Somewhere between the 4th and 12th floors, I lost my patience. Not with people. With people in elevators.

RANDOM THOUGHTS

Dr. O

7/17/20252 min read

A Common Phenomenon

If you’ve spent any time on LinkedIn, and I mean any, you’ve likely seen it:
A group photo.
Cramped space.
Neutral lighting.
Steel walls.
Caption: “Great energy with the team today!”
Location: Elevator.

That’s it. That’s the whole post.

And for reasons I can’t quite explain and have no real right to complain about, it drives me absolutely insane.

Why Elevators?

Why is this a thing? Who decided the elevator was a branding opportunity? It’s not the worst place for a photo, I suppose. Everyone’s conveniently gathered. There’s good symmetry. Some nice brushed aluminum. Maybe it signals movement. Or hustle. Or a metaphor for "rising together."

But all I see is: people who could’ve waited 20 seconds to get out before posting.

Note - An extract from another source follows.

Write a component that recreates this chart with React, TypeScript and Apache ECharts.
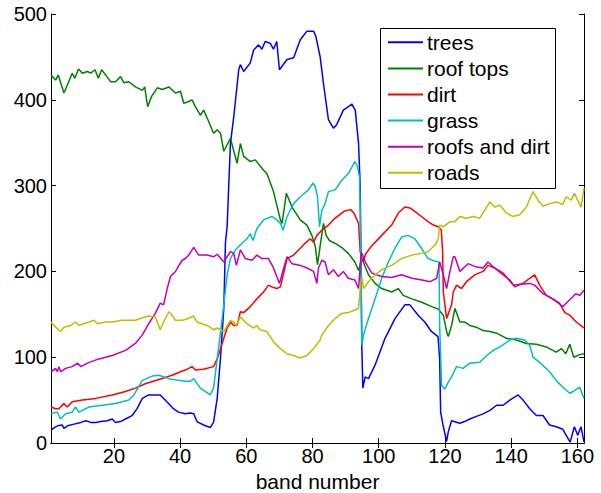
import React, { useEffect, useRef } from "react";
import * as echarts from "echarts";

const seriesNames = ["trees", "roof tops", "dirt", "grass", "roofs and dirt", "roads"];
const seriesColors = ["#0000FF", "#008000", "#FF0000", "#00BFBF", "#BF00BF", "#BFBF00"];
const xTicks = [20, 40, 60, 80, 100, 120, 140, 160];
const yTicks = [0, 100, 200, 300, 400, 500];

const trees: number[][] = [[1,15],[2,18],[3,20],[4.4,21],[4.9,17],[6,20],[8,22],[10,24],[11.5,26],[13,24],[14.5,24],[16,25],[18,26],[19.5,28],[20.5,24],[22,25],[23.5,28],[25.5,32],[27,40],[28.6,52],[30.5,56],[32,56],[34,56],[36,48],[38,40],[39.5,36],[41.6,34],[43,35],[44.1,34],[45.1,25],[47.1,21],[49.1,18],[50.1,24],[51.2,52],[52.2,99],[53.2,157],[53.7,234],[54.2,252],[55.2,349],[56.2,380],[57.7,435],[58.2,441],[59.2,433],[61.2,443],[62.2,458],[63.7,464],[64.7,459],[65.7,468],[67.2,466],[68.2,459],[69.2,468],[70,435],[72.3,447],[74.3,449],[76.3,470],[78.3,480],[80.3,480],[81,474],[82.3,450],[83.3,419],[84.8,377],[86.3,367],[87.3,371],[89.3,388],[91.9,395],[92.9,388],[93.9,349],[94.4,299],[94.9,110],[95.2,64],[95.9,77],[96.9,75],[98.9,91],[101.9,122],[104.9,145],[107.9,161],[109.4,161],[111.9,149],[113.9,141],[115.9,130],[117.9,124],[118.4,98],[118.7,36],[119.4,21],[120.5,2],[121,13],[122,26],[124.5,23],[126.5,26],[127.5,28],[129.5,31],[131.5,34],[133.6,38],[135.6,44],[137.6,44],[139.6,50],[142.1,56],[143.6,50],[145.6,40],[147.6,32],[149.6,32],[151.6,21],[153.6,19],[155.6,16],[157.8,1],[159.1,19],[160.1,9],[161.1,19],[162,1]];

const roofTops: number[][] = [[1,429],[2.4,423],[3.2,429],[4.9,408],[5.9,417],[7.4,431],[8.2,425],[9.3,436],[10.5,431],[12,433],[13,431],[14.3,435],[15.3,425],[16.3,435],[17.5,429],[19,421],[20.5,421],[22,427],[23,420],[24.5,421],[26.5,415],[28.6,411],[29.3,415],[30.2,392],[31.4,404],[33.1,414],[34.6,412],[36.6,415],[38.6,408],[40.1,410],[41.1,396],[42.6,398],[43.6,400],[44.6,392],[46.1,382],[47.1,388],[48.6,375],[50.1,361],[51.2,365],[52.2,361],[53.2,340],[55.2,355],[57.2,326],[58.2,349],[59.2,334],[61.2,328],[62.7,330],[65.2,318],[66.2,314],[68.2,293],[70.3,260],[70.8,256],[72.1,291],[73.8,275],[76.3,260],[78.3,254],[79.8,242],[80.8,230],[81.5,208],[82.5,235],[83.3,256],[84.1,242],[85.1,236],[87.1,232],[89.1,227],[90.8,221],[92.8,211],[93.9,201],[94.9,215],[96.9,196],[98.9,186],[100.9,180],[103.9,176],[105.9,180],[107.4,172],[110,168],[113,164],[116,159],[118,156],[119.5,149],[120.5,130],[121,124],[122,137],[123,157],[124.5,141],[126,141],[127.5,137],[129.5,135],[131.5,131],[133.6,130],[135.6,128],[138.6,122],[141.6,120],[144.6,116],[147.6,115],[150.6,112],[153.6,106],[155.2,110],[156.5,104],[157.7,115],[158.9,100],[160.7,103],[162,104]];

const dirt: number[][] = [[1,42],[2.4,40],[3.4,40],[4.9,46],[5.9,42],[7.4,48],[10.5,50],[14.5,52],[19.5,56],[23.5,60],[26.5,64],[29.5,69],[33.6,74],[37.6,79],[40.1,83],[41.6,85],[43.6,89],[44.6,85],[47,86],[50.1,89],[51.2,98],[52.2,110],[54.2,134],[55.2,141],[56.2,137],[57.2,137],[58.2,153],[59.2,152],[61.2,159],[63.2,168],[65.2,176],[66.7,184],[67.7,182],[69.2,180],[70.3,182],[72.3,215],[74.3,219],[76.3,227],[77.8,233],[79.3,238],[80.3,234],[81.3,242],[82.8,248],[84.8,254],[86.5,261],[89.5,270],[91.5,272],[92.5,268],[93.9,256],[94.4,223],[94.9,215],[95.4,212],[96,220],[97.9,230],[100.9,242],[103.9,254],[105.9,268],[107.9,275],[109.4,274],[110.9,270],[112.9,264],[114.9,258],[116.5,254],[118,252],[118.9,248],[119.3,223],[119.5,176],[120.5,145],[122,161],[122.5,176],[123.5,184],[125,180],[126.5,188],[129,196],[131.5,200],[133,207],[135,204],[137.6,196],[139.6,190],[141.1,182],[143.6,186],[145.6,192],[147.1,196],[148.6,184],[150.6,172],[152.6,168],[154.6,163],[156.2,152],[157.7,149],[159.7,141],[162,134]];

const grass: number[][] = [[1,34],[2.9,36],[3.9,28],[5.4,34],[7.4,36],[8.4,42],[9.4,36],[12.5,42],[16.5,44],[20.5,46],[24.5,50],[26,56],[28.6,73],[31.6,78],[33.6,79],[36.6,75],[39.6,73],[41.6,72],[43.1,72],[44.1,75],[46.1,64],[49.1,56],[50.1,64],[51.2,98],[52.7,145],[54.2,196],[55.2,215],[56.7,225],[58.2,231],[60.2,238],[61.2,244],[62,236],[63.2,250],[65.2,260],[67.7,264],[69.2,260],[70.3,256],[71.1,248],[72.3,264],[74.3,279],[76.3,287],[78.8,295],[80.1,303],[80.8,299],[81.5,287],[82.1,252],[82.8,271],[83.8,279],[84.8,293],[86.8,295],[88.8,306],[90.8,314],[92.8,328],[93.6,322],[94.2,310],[94.4,272],[94.9,114],[95.4,126],[96.9,145],[98.9,168],[100.9,192],[102.9,211],[104.9,227],[106.9,240],[108.9,242],[110.9,238],[112.9,227],[114.9,215],[116.9,212],[118.2,211],[118.4,137],[119,67],[120,63],[121,71],[122,77],[123.5,89],[125.5,87],[127.5,93],[130.5,94],[132.6,102],[134.6,108],[136.6,112],[139.6,120],[141.6,122],[144.1,120],[145.6,114],[146.6,100],[148.6,94],[151.6,83],[153.6,73],[155.6,65],[157.7,58],[159.1,61],[160.7,65],[162,52]];

const roofsAndDirt: number[][] = [[1,83],[2.4,87],[2.9,83],[3.4,89],[3.9,83],[5.4,87],[7.4,89],[9,93],[10,89],[12.5,94],[15.5,98],[19.5,102],[23.5,108],[26.5,116],[28.6,126],[30.5,139],[32.5,151],[34,163],[35,161],[36.1,180],[37.1,194],[38.6,200],[40.6,213],[41.6,215],[42.6,219],[44.1,228],[45.6,219],[48.2,219],[50.1,217],[51.2,220],[53.2,211],[55.2,223],[56.2,221],[57,207],[58.2,225],[59.7,215],[61.7,213],[63.2,219],[64.7,215],[66.7,215],[68.2,204],[70,186],[71.3,204],[72.3,217],[73.8,209],[76.3,207],[78.3,204],[80.3,200],[81.3,186],[81.8,204],[82.8,213],[83.8,211],[84.8,196],[86.3,202],[87.8,194],[89.3,200],[90.8,192],[92.8,190],[93.9,180],[94.7,223],[95.9,211],[97.9,198],[100.9,194],[103.9,193],[106.9,196],[110,192],[113,190],[115.5,188],[117.5,192],[118.4,211],[119.5,196],[120.5,180],[121.5,200],[122.5,217],[123,217],[124.5,200],[127,209],[129.5,205],[131.5,204],[133,211],[135,204],[137.6,198],[140.6,184],[142.6,185],[145.6,186],[147.1,184],[149.6,174],[151.6,170],[153.6,165],[155.6,159],[157.7,167],[159.5,174],[160.7,172],[162,178]];

const roads: number[][] = [[1,141],[2.4,135],[3.9,130],[4.9,135],[7,137],[8.4,141],[9.4,137],[12.5,141],[14,143],[15,139],[17.5,141],[19.5,141],[22.5,143],[26.5,143],[28.6,146],[30.5,148],[32.5,147],[34,132],[35,141],[36.6,153],[37.6,149],[38.6,143],[40.6,143],[41.6,144],[44.1,148],[45.1,141],[48.2,137],[50.1,132],[51.2,134],[53.2,130],[55.2,143],[56.2,141],[57,137],[58.2,147],[60.2,139],[62.2,134],[63.2,137],[64.2,132],[66.2,130],[68.2,118],[70.3,110],[72.3,104],[74.3,102],[76.3,99],[78.3,102],[80.3,110],[82.3,120],[82.8,126],[84.8,137],[86.8,145],[88.8,151],[90.8,152],[92.8,155],[93.9,157],[94.4,180],[94.9,194],[95.4,180],[96.9,188],[98.9,196],[100.9,202],[103.9,207],[106.9,215],[110,219],[113,221],[114.9,223],[117,231],[118,238],[118.4,254],[119.5,252],[121.5,258],[123,258],[124.5,264],[126.5,262],[128.5,264],[130.5,262],[133.6,281],[135,275],[136.6,277],[138.6,268],[140.6,264],[142.6,266],[144.6,275],[146.6,293],[148.1,283],[149.6,276],[151.6,279],[153.6,281],[155.6,278],[156.6,287],[158.1,283],[159.1,291],[160.1,283],[161.1,275],[162,297]];

const allData = [trees, roofTops, dirt, grass, roofsAndDirt, roads];

const FONT = "'Liberation Sans', Arial, Helvetica, sans-serif";

export default function App() {
  const ref = useRef<HTMLDivElement>(null);
  useEffect(() => {
    document.body.style.margin = "0";
    if (!ref.current) return;
    const chart = echarts.init(ref.current, null, { renderer: "svg" });
    const axisLine = { show: true, lineStyle: { color: "#000", width: 1 } };
    chart.setOption({
      animation: false,
      backgroundColor: "#fff",
      grid: { left: 51, right: 17, top: 14, bottom: 50, containLabel: false, outerBoundsMode: "none" },
      xAxis: [
        {
          type: "value",
          min: 1,
          max: 162,
          position: "bottom",
          name: "band number",
          nameLocation: "middle",
          nameGap: 22,
          nameTextStyle: { fontFamily: FONT, fontSize: 21, color: "#000" },
          axisLine,
          axisTick: { show: true, inside: true, length: 5, customValues: xTicks, lineStyle: { color: "#000" } },
          axisLabel: { show: true, customValues: xTicks, margin: 3, fontFamily: FONT, fontSize: 20, color: "#000" },
          splitLine: { show: false },
        },
        {
          type: "value",
          min: 1,
          max: 162,
          position: "top",
          axisLine,
          axisTick: { show: true, inside: true, length: 5, customValues: xTicks, lineStyle: { color: "#000" } },
          axisLabel: { show: false },
          splitLine: { show: false },
        },
      ],
      yAxis: [
        {
          type: "value",
          min: 0,
          max: 500,
          interval: 100,
          position: "left",
          axisLine,
          axisTick: { show: true, inside: true, length: 5, lineStyle: { color: "#000" } },
          axisLabel: { show: true, margin: 4, fontFamily: FONT, fontSize: 20, color: "#000" },
          splitLine: { show: false },
        },
        {
          type: "value",
          min: 0,
          max: 500,
          interval: 100,
          position: "right",
          axisLine,
          axisTick: { show: true, inside: true, length: 5, lineStyle: { color: "#000" } },
          axisLabel: { show: false },
          splitLine: { show: false },
        },
      ],
      legend: {
        orient: "vertical",
        left: 387,
        top: 31.8,
        z: 10,
        padding: 0,
        itemWidth: 35,
        itemHeight: 14,
        itemGap: 5.1,
        itemStyle: { opacity: 0 },
        lineStyle: { width: 2 },
        textStyle: { fontFamily: FONT, fontSize: 21, color: "#000", lineHeight: 20, padding: [0, 0, 0, -1] },
        data: seriesNames,
      },
      graphic: [
        {
          type: "rect",
          z: 3,
          shape: { x: 380.5, y: 28.5, width: 175, height: 160 },
          style: { fill: "#fff", stroke: "#000", lineWidth: 1 },
        },
      ],
      series: seriesNames.map((name, i) => ({
        name,
        type: "line",
        xAxisIndex: 0,
        yAxisIndex: 0,
        data: allData[i],
        symbol: "none",
        showSymbol: false,
        lineStyle: { color: seriesColors[i], width: 1.5 },
        itemStyle: { color: seriesColors[i] },
      })),
    });
    return () => chart.dispose();
  }, []);
  return <div ref={ref} style={{ width: 601, height: 493 }} />;
}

The elevator post has become its own genre. Its own visual language. You know it when you see it. Slightly forced smiles. Someone's face partially blocked by a shoulder. Maybe a bit of lanyard chaos. That weird fluorescent top-lighting that makes everyone look like they haven’t slept since Q2.

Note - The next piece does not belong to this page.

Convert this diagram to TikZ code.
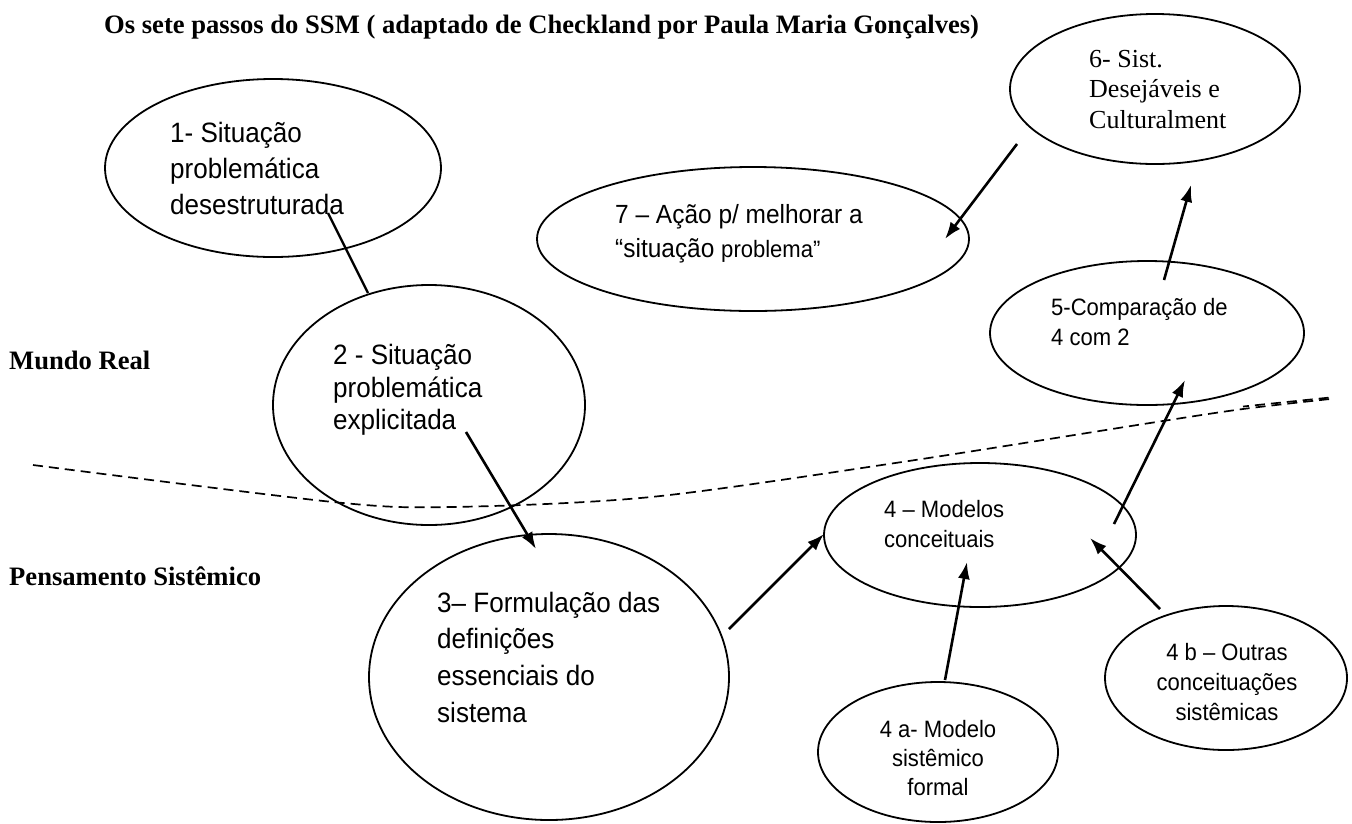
\documentclass[tikz,border=0pt]{standalone}
\usepackage{fontspec}
\setmainfont{Liberation Serif}
\setsansfont{Liberation Sans}[FakeStretch=0.93]
\usepackage{tikz}
\usetikzlibrary{shapes.geometric, arrows.meta}

\tikzset{
  stage/.style={draw, ellipse, line width=1.8pt, inner sep=0pt},
  txt/.style={font=\sffamily\fontsize{#1}{#1}\selectfont, align=left, anchor=north west, inner sep=0pt},
  flow/.style={-{Latex[length=17pt,width=12pt]}, line width=2.6pt},
  side/.style={font=\bfseries\fontsize{26.6}{30}\selectfont, anchor=base west, inner sep=0pt},
  border/.style={line width=1.7pt, dash pattern=on 10pt off 6pt}
}

\begin{document}
\begin{tikzpicture}[x=1pt, y=-1pt]
      \useasboundingbox (0,0) rectangle (1352,823);

      \node[side] (title) at (104,33) {Os sete passos do SSM ( adaptado de Checkland por Paula Maria Gonçalves)};
      \node[side] (real) at (9,369) {Mundo Real};
      \node[side] (sist) at (9,585) {Pensamento Sistêmico};

      \node[stage, minimum width=336, minimum height=178] (s1) at (273,168) {};
      \node[stage, minimum width=312, minimum height=240] (s2) at (429,405) {};
      \node[stage, minimum width=360, minimum height=286] (s3) at (549,677) {};
      \node[stage, minimum width=312, minimum height=144] (s4) at (980,535) {};
      \node[stage, minimum width=240, minimum height=140] (s4a) at (938,752) {};
      \node[stage, minimum width=242, minimum height=144] (s4b) at (1226,678) {};
      \node[stage, minimum width=314, minimum height=144] (s5) at (1147,333) {};
      \node[stage, minimum width=290, minimum height=150] (s6) at (1155,89) {};
      \node[stage, minimum width=432, minimum height=144] (s7) at (753,239) {};

      \node[txt=28, font=\sffamily\fontsize{28}{36}\selectfont] (t1) at (170,122.5) {1- Situação\\problemática\\desestruturada};
      \node[txt=28, font=\sffamily\fontsize{28}{32.5}\selectfont] (t2) at (333,344.5) {2 - Situação\\problemática\\explicitada};
      \node[txt=28, font=\sffamily\fontsize{28}{36.7}\selectfont] (t3) at (437,591.5) {3– Formulação das\\definições\\essenciais do\\sistema};
      \node[txt=23.7, font=\sffamily\fontsize{23.7}{30}\selectfont] (t4) at (884,499.8) {4 – Modelos\\conceituais};
      \node[txt=23.7, font=\sffamily\fontsize{23.7}{29}\selectfont, align=center, anchor=north] (t4a) at (938,719.8) {4 a- Modelo\\sistêmico\\formal};
      \node[txt=23.7, font=\sffamily\fontsize{23.7}{30}\selectfont, align=center, anchor=north] (t4b) at (1227,642.8) {4 b – Outras\\conceituações\\sistêmicas};
      \node[txt=23.7, font=\sffamily\fontsize{23.7}{30}\selectfont] (t5) at (1051,297.8) {5-Comparação de\\4 com 2};
      \node[txt=26, font=\rmfamily\fontsize{26}{30.5}\selectfont] (t6) at (1089,50) {6- Sist.\\Desejáveis e\\Culturalment};
      \node[txt=26.3, font=\sffamily\fontsize{26.3}{34}\selectfont] (t7) at (615,204.5) {7 – Ação p/ melhorar a\\“situação {\fontsize{23.7}{34}\selectfont problema”}};

      \draw[line width=2.4pt] ([shift={(55,45)}]s1.center) -- ([shift={(-61,-112)}]s2.center);
      \draw[flow] ([shift={(37,27)}]s2.center) -- ([shift={(-13,-128)}]s3.center);
      \draw[flow] ([shift={(180,-48)}]s3.center) -- ([shift={(-156,-1)}]s4.center);
      \draw[flow] ([shift={(7,-72)}]s4a.center) -- ([shift={(-13,27)}]s4.center);
      \draw[flow] ([shift={(-66,-69)}]s4b.center) -- ([shift={(110,3)}]s4.center);
      \draw[flow] ([shift={(134,-11)}]s4.center) -- ([shift={(38,47)}]s5.center);
      \draw[flow] ([shift={(17,-53)}]s5.center) -- ([shift={(36,96)}]s6.center);
      \draw[flow] ([shift={(-138,55)}]s6.center) -- ([shift={(192,0)}]s7.center);

      \draw[border] plot[smooth] coordinates {(33,465) (333,502) (451,507) (651,497) (902,462) (1150,423) (1243,409) (1330,399)};
      \draw[border, dash phase=4pt] (1243,406.5) -- (1330,397.5);

    \end{tikzpicture}
\end{document}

And always, always that tone:
"Spontaneous team magic."
"Love this crew!"
"We’re going places."

(Yes. Up. To floor 9.)

Is This Rational? No.

Is it annoying? Not to most people, apparently. It’s harmless. It’s cheerful. It’s just a bunch of coworkers capturing a moment. And yet, every time I see one, a small part of me wants to scream into a zip-tied cable tray.

Maybe it’s the faux-authenticity of it. Maybe it’s the way the format feels both polished and awkward. Maybe it’s just because I’ve never taken an elevator selfie, and now I feel left out. I don’t know. I’m still working through it.

What This Has To Do With Anything

Nothing. And everything. Because this is what happens when you build things for a living.
You notice patterns.
You see signals.
You tune into systems no one asked you to tune into.
You obsess over supports.
You argue with exposure settings.
And sometimes, you get irrationally mad at a JPEG of five happy coworkers in a stainless steel box. That’s the tradeoff of noticing too much. You start wanting meaning where there probably isn’t any.

So What Now?

Nothing, probably. I’ll keep scrolling. Maybe one day I’ll post a photo of myself alone in an elevator — no context, no caption. Just to see if anyone else feels it too. In the meantime: if I see your team’s smiling faces between floors again, I won’t comment. But I will squint at the light quality and wonder what floor you got off on.